When Smith, the former Playboy Playmate of the Year, was found dead in a Florida hotel room, the AP did not have a prepared obituary. Nor did it have one on Brad Renfro, the 25-year-old actor who died this month, two years after being arrested as he tried to purchase heroin on Los Angeles' Skid Row.
The fact that celebrities sometimes die young is, of course, not a new phenomenon. James Dean's car-crash death at age 24 in 1955 shocked the nation. So to a lesser extent did the drug-overdose deaths of former "Saturday Night Live" stars John Belushi in 1982 and Chris Farley in 1997. The year 1970 is famous in the annals of rock music for the substance-abuse deaths of Jimi Hendrix and Janis Joplin, who were both under 30.

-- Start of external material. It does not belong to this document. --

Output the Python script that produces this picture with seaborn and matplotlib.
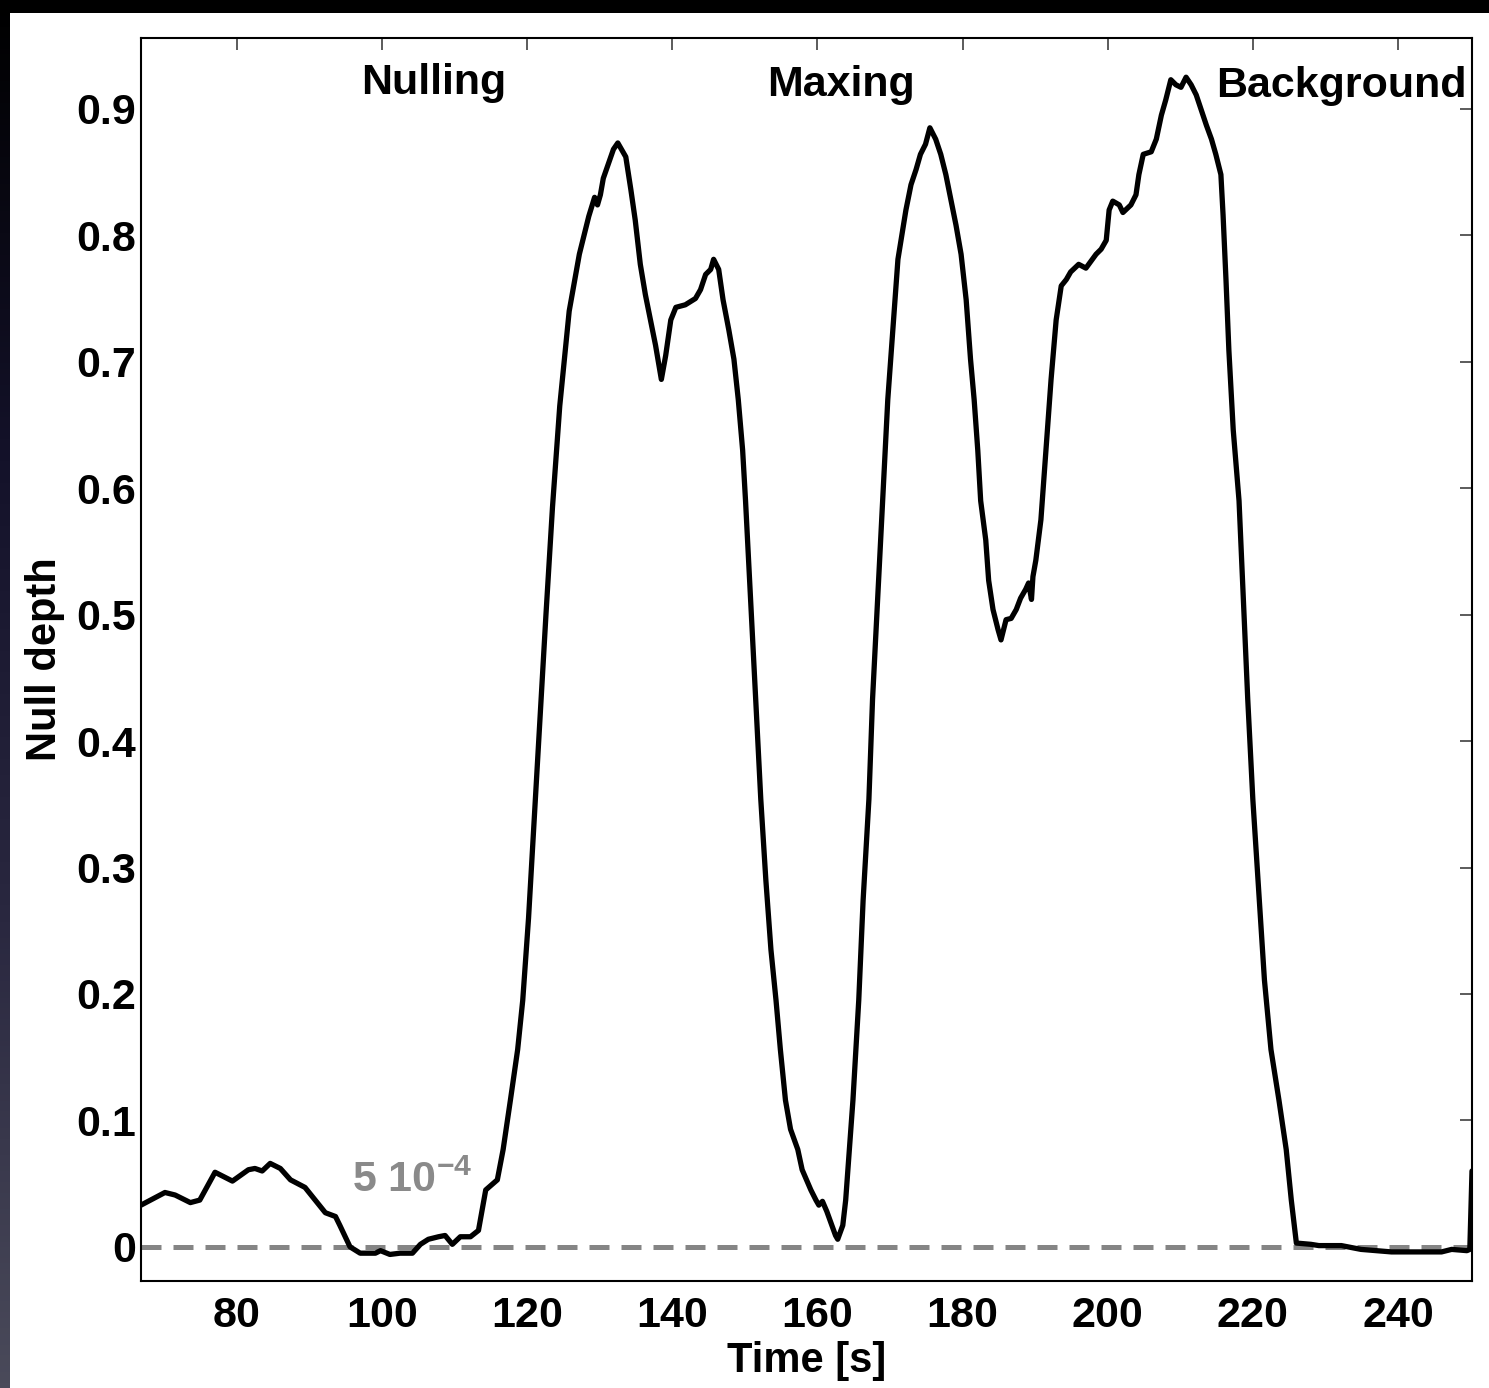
import numpy as np
import pandas as pd
import matplotlib
matplotlib.use("Agg")
import matplotlib.pyplot as plt
from matplotlib.patches import Rectangle
from matplotlib.colors import LinearSegmentedColormap
import seaborn as sns

# ---- data ----
time_s = [66.8, 70.1, 71.5, 73.6, 74.9, 77.0, 79.4, 81.6, 82.5, 83.5, 84.6, 86.0, 87.4,
          89.4, 90.8, 92.2, 93.6, 94.2, 95.6, 97.0, 99.1, 99.8, 101.1, 102.5, 104.2,
          105.3, 106.4, 107.8, 108.7, 109.7, 110.8, 112.2, 113.3, 114.3, 115.9, 116.7,
          117.7, 118.7, 119.4, 120.2, 121.0, 121.8, 122.6, 123.5, 124.5, 125.8, 127.2,
          128.5, 129.3, 129.7, 130.1, 130.5, 131.9, 132.5, 133.6, 134.3, 134.9, 135.6,
          136.3, 137.0, 137.7, 138.5, 139.1, 139.8, 140.5, 141.8, 143.2, 143.9, 144.6,
          145.3, 145.7, 146.4, 147.0, 147.8, 148.5, 149.1, 149.7, 150.1, 150.8, 151.5,
          152.2, 152.9, 153.6, 154.3, 154.9, 155.6, 156.3, 157.3, 157.9, 159.1, 159.8,
          160.2, 160.7, 161.3, 161.8, 162.5, 162.8, 163.5, 163.9, 164.3, 164.9, 165.7,
          166.3, 167.1, 167.6, 168.3, 169.0, 169.7, 170.4, 171.1, 172.2, 172.9, 173.6,
          174.2, 174.9, 175.5, 176.3, 177.0, 177.7, 178.4, 179.1, 179.8, 180.5, 181.1,
          181.6, 182.1, 182.5, 183.2, 183.6, 184.2, 184.9, 185.3, 186.0, 186.7, 187.4,
          188.0, 188.7, 189.1, 189.5, 189.7, 190.1, 190.8, 191.5, 192.2, 192.9, 193.6,
          194.3, 194.9, 196.0, 197.0, 198.4, 199.1, 199.8, 200.2, 200.7, 201.6, 202.1,
          203.2, 203.9, 204.3, 204.9, 206.0, 206.7, 207.4, 208.0, 208.7, 209.4, 210.1,
          210.8, 211.5, 212.2, 212.9, 213.6, 214.3, 214.9, 215.6, 215.9, 216.3, 216.7,
          217.3, 218.1, 218.7, 219.3, 220.0, 220.9, 221.6, 222.5, 223.6, 224.6, 225.3,
          226.0, 228.0, 229.1, 232.2, 234.9, 239.1, 246.0, 247.4, 249.5, 249.9, 250.2]
null_depth = [0.033, 0.043, 0.041, 0.035, 0.037, 0.059, 0.052, 0.061, 0.062, 0.060, 0.066,
              0.062, 0.053, 0.047, 0.037, 0.027, 0.024, 0.017, 0.000, -0.005, -0.005,
              -0.003, -0.006, -0.005, -0.005, 0.002, 0.006, 0.008, 0.009, 0.002, 0.008,
              0.008, 0.013, 0.045, 0.053, 0.077, 0.116, 0.156, 0.195, 0.260, 0.340, 0.420,
              0.500, 0.585, 0.665, 0.740, 0.785, 0.815, 0.830, 0.824, 0.832, 0.845, 0.868,
              0.873, 0.862, 0.836, 0.812, 0.777, 0.753, 0.733, 0.713, 0.686, 0.705, 0.733,
              0.743, 0.745, 0.750, 0.757, 0.769, 0.773, 0.781, 0.773, 0.749, 0.725, 0.702,
              0.670, 0.630, 0.590, 0.512, 0.433, 0.354, 0.290, 0.235, 0.195, 0.156, 0.116,
              0.093, 0.077, 0.061, 0.045, 0.037, 0.033, 0.036, 0.028, 0.020, 0.009, 0.006,
              0.017, 0.037, 0.069, 0.116, 0.195, 0.274, 0.354, 0.433, 0.512, 0.590, 0.670,
              0.725, 0.781, 0.820, 0.840, 0.852, 0.864, 0.872, 0.885, 0.876, 0.864, 0.848,
              0.828, 0.808, 0.785, 0.749, 0.702, 0.670, 0.630, 0.590, 0.559, 0.527, 0.504,
              0.488, 0.480, 0.496, 0.497, 0.504, 0.513, 0.520, 0.525, 0.512, 0.530, 0.543,
              0.575, 0.630, 0.686, 0.733, 0.760, 0.765, 0.771, 0.777, 0.774, 0.785, 0.789,
              0.796, 0.820, 0.827, 0.824, 0.818, 0.824, 0.832, 0.848, 0.864, 0.866, 0.876,
              0.895, 0.907, 0.923, 0.919, 0.917, 0.925, 0.919, 0.911, 0.899, 0.887, 0.876,
              0.864, 0.848, 0.816, 0.765, 0.709, 0.646, 0.590, 0.512, 0.433, 0.354, 0.274,
              0.211, 0.156, 0.116, 0.077, 0.037, 0.003, 0.002, 0.001, 0.001, -0.002, -0.004,
              -0.004, -0.002, -0.003, -0.002, 0.060]

x_ticks = [80, 100, 120, 140, 160, 180, 200, 220, 240]
y_ticks = [0, 0.1, 0.2, 0.3, 0.4, 0.5, 0.6, 0.7, 0.8, 0.9]
y_tick_labels = ["0", "0.1", "0.2", "0.3", "0.4", "0.5", "0.6", "0.7", "0.8", "0.9"]
phase_labels = ["Nulling", "Maxing", "Background"]
phase_x = [107.1, 163.2, 214.9]
phase_ha = ["center", "center", "left"]
phase_y = [0.912, 0.910, 0.909]

df = pd.DataFrame({"Time [s]": time_s, "Null depth": null_depth})

# ---- style ----
sns.set_style("white")
plt.rcParams["font.family"] = ["Liberation Sans", "DejaVu Sans"]
plt.rcParams["font.weight"] = "bold"
plt.rcParams["text.color"] = "black"
plt.rcParams["axes.labelcolor"] = "black"
plt.rcParams["xtick.color"] = "black"
plt.rcParams["ytick.color"] = "black"
plt.rcParams["mathtext.fontset"] = "custom"
plt.rcParams["mathtext.rm"] = "Liberation Sans:bold"
plt.rcParams["mathtext.bf"] = "Liberation Sans:bold"
plt.rcParams["mathtext.it"] = "Liberation Sans:bold"

FS = 31

fig = plt.figure(figsize=(14.89, 13.88), dpi=100, facecolor="white")

# dark frame strips (top and left)
fig.patches.append(Rectangle((0, 1 - 13 / 1388), 1, 13 / 1388, transform=fig.transFigure,
                             facecolor="black", edgecolor="none", zorder=0))
gax = fig.add_axes([0, 0, 10 / 1489, 1])
grad = np.linspace(0, 1, 256).reshape(-1, 1)
cmap = LinearSegmentedColormap.from_list("frame", ["#000000", "#14122a", "#2a2840", "#4a4a5a"])
gax.imshow(grad, aspect="auto", cmap=cmap, extent=[0, 1, 1, 0])
gax.set_axis_off()

ax = fig.add_axes([141 / 1489, 1 - 1281 / 1388, (1472 - 141) / 1489, (1281 - 38) / 1388])
ax.set_facecolor("white")

ax.axhline(0, color="#858585", lw=3.6, ls=(0, (4, 2.4)), zorder=1)
sns.lineplot(data=df, x="Time [s]", y="Null depth", ax=ax, color="black", lw=3.8,
             sort=False, estimator=None, zorder=3)

ax.set_xlim(66.8, 250.2)
ax.set_ylim(-0.027, 0.956)
ax.set_xticks(x_ticks)
ax.set_xticklabels([str(v) for v in x_ticks])
ax.set_yticks(y_ticks)
ax.set_yticklabels(y_tick_labels)

ax.tick_params(axis="both", which="major", direction="in", length=8.5, width=1.2,
               color="#404040", labelcolor="black", labelsize=FS, top=True, right=True,
               labeltop=False, labelright=False)
ax.tick_params(axis="x", pad=11)
ax.tick_params(axis="y", pad=3.5)
for lab in ax.get_xticklabels() + ax.get_yticklabels():
    lab.set_fontweight("bold")

for sp in ax.spines.values():
    sp.set_visible(True)
    sp.set_color("black")
    sp.set_linewidth(1.5)

ax.set_xlabel("Time [s]", fontsize=30, fontweight="bold", labelpad=3.5, color="black")
ax.set_ylabel("Null depth", fontsize=30, fontweight="bold", labelpad=8, color="black")

for lab, xx, yy, ha in zip(phase_labels, phase_x, phase_y, phase_ha):
    ax.text(xx, yy, lab, fontsize=FS, fontweight="bold", ha=ha, va="baseline", color="black")

ax.text(95.9, 0.043, r"5 10$^{-4}$", fontsize=FS, fontweight="bold", color="#8a8a8a",
        ha="left", va="baseline")

fig.savefig("out.png", dpi=100, facecolor=fig.get_facecolor())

The AP has about 1,000 prepared obituaries in its files on a wide variety of public figures. Although most are on people over 70, Spears is not the only 20-something whose passing the news agency is ready for.
The Los Angeles Times has approximately 400 prepared obits as they are called, although they lean heavily toward much older newsmakers, said Jon Thurber, the paper's obituary editor. Spears is not among them.
"That isn't to say we don't do some prep work on certain (younger) figures who are at risk," he said.
But Thurber said it is too much of a guessing game to invest the time on a full obituary on someone who might turn their life around in the next year or so. He cited Robert Downey Jr. and Courtney Love as two prime examples of once-troubled people who seem to have worked through their problems.
At the same time, he said, there's no way to deal with the unpredictability of death.
"Who in the '60s," Thurber asked, "would have thought Keith Richards would have outlasted John Denver?"